Saadet Partisi de Gelecek Partisi de Ahmet Davutoğlu da hep birlikte aynı kefedesiniz maşallah.
Gelecek günlerde Sayın Erdoğan’ın istediği tarihte erken seçim yapmasına da “Evet” diyeceğinizden kuşku duymuyorum, inşallah yanılmış olurum…
Bu konuyu burada noktalamak istiyorum.
Gerçek gündem nasıl saptırılır, tekrar o konuya dönmek istiyorum…
XXX
KÜÇÜK NARİN ve SONUÇLARI…
Olay, Kayseri deyimi ile Kel Ali’nin bağına döndü…
Herkes her şeyi biliyor gibi, hiç kimse hiçbir şeyi bilmiyor gibi…
Ancak 19 gün sonra cesedi bir çuval içinde bulunduktan sonra, olay öyle bir köpürtüldü ki, toplum olarak gündemin önüne geçti, herkes bu olayı konuşur oldu.
Acaba istenilen de bu muydu ola?
Gözaltındakiler, Perşembe günü toplu halde savcı ifadesine çıkarıldılar.
Bundan sonra savcılığın iddianamesi ve yargılama süreci başlayacaktır ve elbette sonucu da önemlidir.
Ama ben kafamda sonuca vardım, kim veya kimlerin öldürebileceklerini belirledim ve “Narin Kız” konusunu kendime göre burada noktaladım.
Bakalım zaman beni haklı çıkaracak mı?
XXX
VARLIK, İMAN ve AHLAK…
Gündemin gerisinde kalmamak için zaman zaman böyle önemli konuları peşi peşine sıralamak durumunda kalıyorum, bağışlayın lütfen…
Kâinatın yaratıcısı Allah, varlığı ve imanı, kendisinden dürüstçe isteyene verir. Ama ahlak öyle değildir.
Ahlak, isterse edinir. Ahlaklı olmanın temel kuralı ise, dürüstlük, insanlara saygı, sevgi, muhabbet, merhamet ve adalet içinde davranmakla olur.
Birçok kez yazdım, bir daha yazayım ki insanlar akılları ile düşünüp de doğruyu bulsunlar.
Allah’ın Resulüne ilk emri, Alak Suresi 1. Ayet: “Yaradan rabbin adı ile oku…”

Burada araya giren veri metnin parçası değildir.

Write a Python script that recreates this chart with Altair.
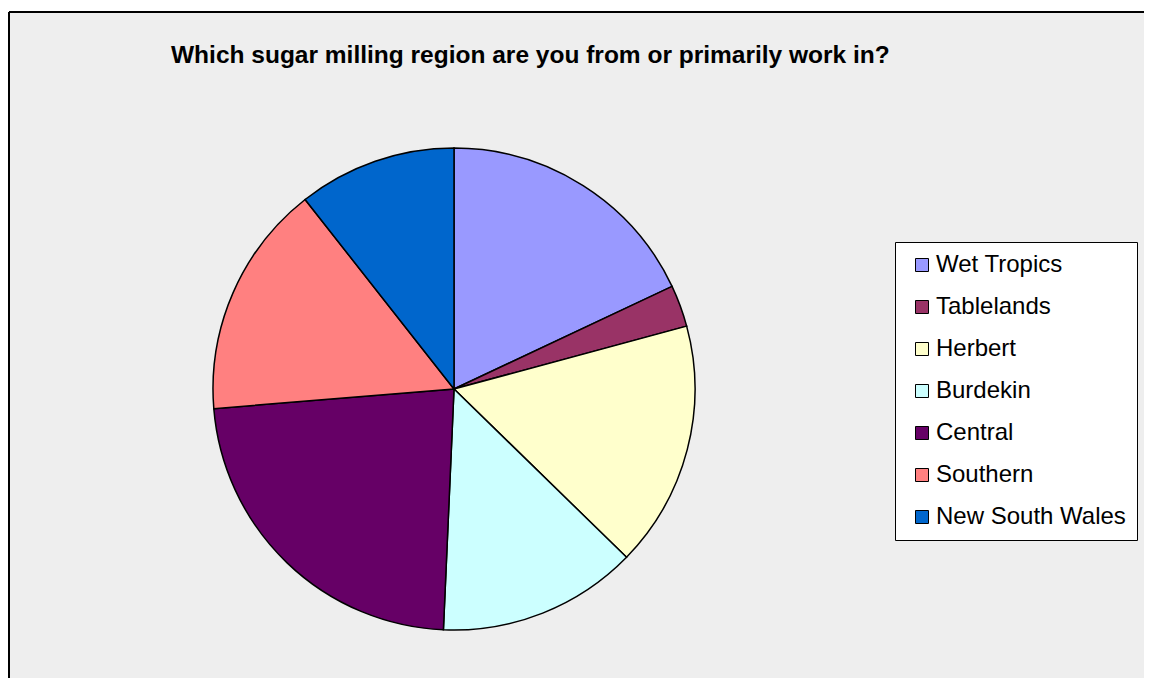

İslam dini, ilim öğrenmeyi farz kılmıştır. Bu nedenle şu hadise dikkat edelim: “İlmi Çin’de de olsa talep edin, çünkü ilim talep etmek her Müslümana farzdır.”
Ayrıca; öğrenmenin önemini vurgulayan Hz. Ali’nin “Bana bir harf öğretenin 40 yıl kölesi olurum” sözü de önemlidir.
Bu ayet, hadis ve sözler ortada iken, ilkokul çağlarında çocukları “Allah korkusu” ile yetiştirmek yönünde ifadede bulunmak, İslam’ı anlamamak, bilmemektir.
Ayrıca çocuklar, “Allah korkusu” ile değil “Allah sevgisi” ile ve ilimle birlikte yetiştirilir ise bir değer ifade eder.
Lafı uzatmayayım değmez.
Bu düşüncede görüş bildirene edep, adap ve ahlak kuralları içinde kalmak kaydı ile çok güzel cevaplar verilir de, vereceğiniz cevap ile O’na değer katmanıza gerek yoktur.